By John Burn-Murdoch

Middle-class professionals have been hit harder by rising house prices than any other group, forcing them to buy in cheaper areas and, in doing so, put upward pressure on prices in areas where middle-income households would typically enter the market.

The number of electoral wards in England and Wales whose average property price is above the affordability threshold for a household in the 95th percentile by earnings has risen from 101 (1.1 per cent) in 1995 to 489 (5.7 per cent) in 2012.

Prices have shown an upward trend across the breadth of the UK housing market over this period, but the increase has been faster and more pronounced at the top end than anywhere else.

Incomes, too, have risen most rapidly for the wealthiest in society, but relative to net earnings, housing costs have risen at a faster rate for households just below the super-rich than for any other group across the entire income distribution.

These “cling-on” professionals – former members of an über middle class whose financial fortunes have decoupled from those of the wealthiest – have found themselves subjected to a unique combination of pressures.

Property prices in the section of the market at which they would most likely be looking to enter have risen faster than in any segment other than the most expensive five per cent of neighbourhoods, but their net incomes have grown at precisely the average rate seen across all households.

The result has been a rapid contraction in the number of areas where they can reasonably afford to buy, leaving them forced to look lower down the market – in turn limiting the options for middle and lower-earning households.

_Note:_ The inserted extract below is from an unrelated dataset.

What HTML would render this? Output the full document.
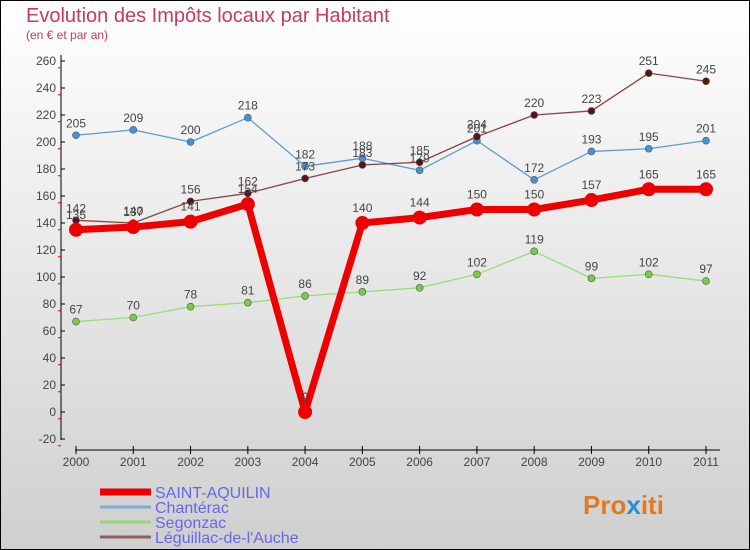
<!DOCTYPE html>
<html><head><meta charset="utf-8"><style>
body{margin:0;width:750px;height:550px;overflow:hidden;font-family:"Liberation Sans",sans-serif}
svg{display:block}
</style></head><body>
<svg id="chart" width="750" height="550">
<defs><linearGradient id="bg" x1="0" y1="0" x2="0" y2="1"><stop offset="0" stop-color="#ffffff"/><stop offset="1" stop-color="#cfcfcf"/></linearGradient></defs>
<rect x="0.5" y="0.5" width="749" height="549" fill="url(#bg)" stroke="#000"/>
<text x="26" y="22" font-size="20" fill="#c8385f">Evolution des Impôts locaux par Habitant</text>
<text x="26" y="39" font-size="12" fill="#c8385f">(en € et par an)</text>
<g id="axes"></g><g id="series"></g><g id="legend"></g>
<text x="583" y="514" font-size="26" font-weight="bold" fill="#e07a1f">Pro<tspan fill="#2a8fd6">x</tspan>iti</text>
</svg>
<script>
const years=["2000","2001","2002","2003","2004","2005","2006","2007","2008","2009","2010","2011"];
const yTicks=[-20,0,20,40,60,80,100,120,140,160,180,200,220,240,260];
const saintAquilin=[135,137,141,154,0,140,144,150,150,157,165,165];
const chanterac=[205,209,200,218,182,188,179,201,172,193,195,201];
const segonzac=[67,70,78,81,86,89,92,102,119,99,102,97];
const leguillac=[142,140,156,162,173,183,185,204,220,223,251,245];
const NS="http://www.w3.org/2000/svg";
const xS=i=>76+i*(630/11);
const yS=v=>412-v*1.35;
function mk(tag,attrs,parent,txt){const e=document.createElementNS(NS,tag);for(const k in attrs)e.setAttribute(k,attrs[k]);if(txt!==undefined)e.textContent=txt;parent.appendChild(e);return e;}
const ax=document.getElementById('axes');
let e=mk('line',{x1:61,y1:55,x2:61,y2:440,stroke:'#000'},ax);


e=mk('line',{x1:75,y1:450,x2:720,y2:450,stroke:'#000'},ax);


yTicks.forEach(t=>{const y=yS(t);
 mk('line',{x1:61,y1:y,x2:65,y2:y,stroke:'#000'},ax);
 mk('line',{x1:58,y1:y+6.75,x2:61,y2:y+6.75,stroke:'#e00'},ax);
 const l=mk('text',{x:56,y:y+4,'font-size':12,fill:'#444','text-anchor':'end'},ax,String(t));
 
 
});
years.forEach((yr,i)=>{const x=xS(i);
 mk('line',{x1:x,y1:446,x2:x,y2:454,stroke:'#000'},ax);
 const l=mk('text',{x:x,y:466,'font-size':12,fill:'#444','text-anchor':'middle'},ax,yr);
 
 
});
const sg=document.getElementById('series');
const series=[
 {name:'Chantérac',data:chanterac,color:'#5b9bd5',w:1.3,r:3.5,fill:'#4a90d9'},
 {name:'Segonzac',data:segonzac,color:'#99dd77',w:1.3,r:3.5,fill:'#77cc44'},
 {name:'Léguillac-de-l\'Auche',data:leguillac,color:'#8b4444',w:1.3,r:3.5,fill:'#5a1414'},
 {name:'SAINT-AQUILIN',data:saintAquilin,color:'#ee0000',w:7,r:7,fill:'#ee0000'}
];
series.forEach(s=>{
 const g=mk('g',{},sg);
 
 
 const pts=s.data.map((v,i)=>xS(i)+','+yS(v)).join(' ');
 const pl=mk('polyline',{points:pts,fill:'none',stroke:s.color,'stroke-width':s.w,'stroke-linejoin':'round'},g);
 
 
 s.data.forEach((v,i)=>{
  const c=mk('circle',{cx:xS(i),cy:yS(v),r:s.r,fill:s.fill,stroke:'#555','stroke-width':s.r>5?0:0.6},g);
  
  
  const t=mk('text',{x:xS(i),y:yS(v)-(s.r>5?11:8),'font-size':12,fill:'#444','text-anchor':'middle'},g,String(v));
  
  
 });
});
const lg=document.getElementById('legend');
const leg=[['SAINT-AQUILIN','#ee0000',7],['Chantérac','#7aaed6',3],['Segonzac','#99d47a',3],['Léguillac-de-l\'Auche','#8b6060',3]];
leg.forEach((L,i)=>{const y=492+i*15;
 const g=mk('g',{},lg);
 
 
 mk('line',{x1:100,y1:y,x2:151,y2:y,stroke:L[1],'stroke-width':L[2]},g);
 mk('text',{x:155,y:y+6,'font-size':16,fill:'#6666ee'},g,L[0]);
});
</script>
</body></html>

Nineteen years ago, almost half of all unaffordable wards for the 95th percentile were in London, with two-thirds of those in just three boroughs. By 2012, mortgage payments on the average property in more than a quarter of wards in London had risen above the threshold and there were unaffordable areas in every English region.

Government and industry guidelines suggest a threshold of 35 per cent of net household income as the point above which housing becomes unaffordable. In 2012, the average household in the 95th percentile of UK earners brought in £67,340 net – setting a ceiling of £23,569 to spend on housing costs.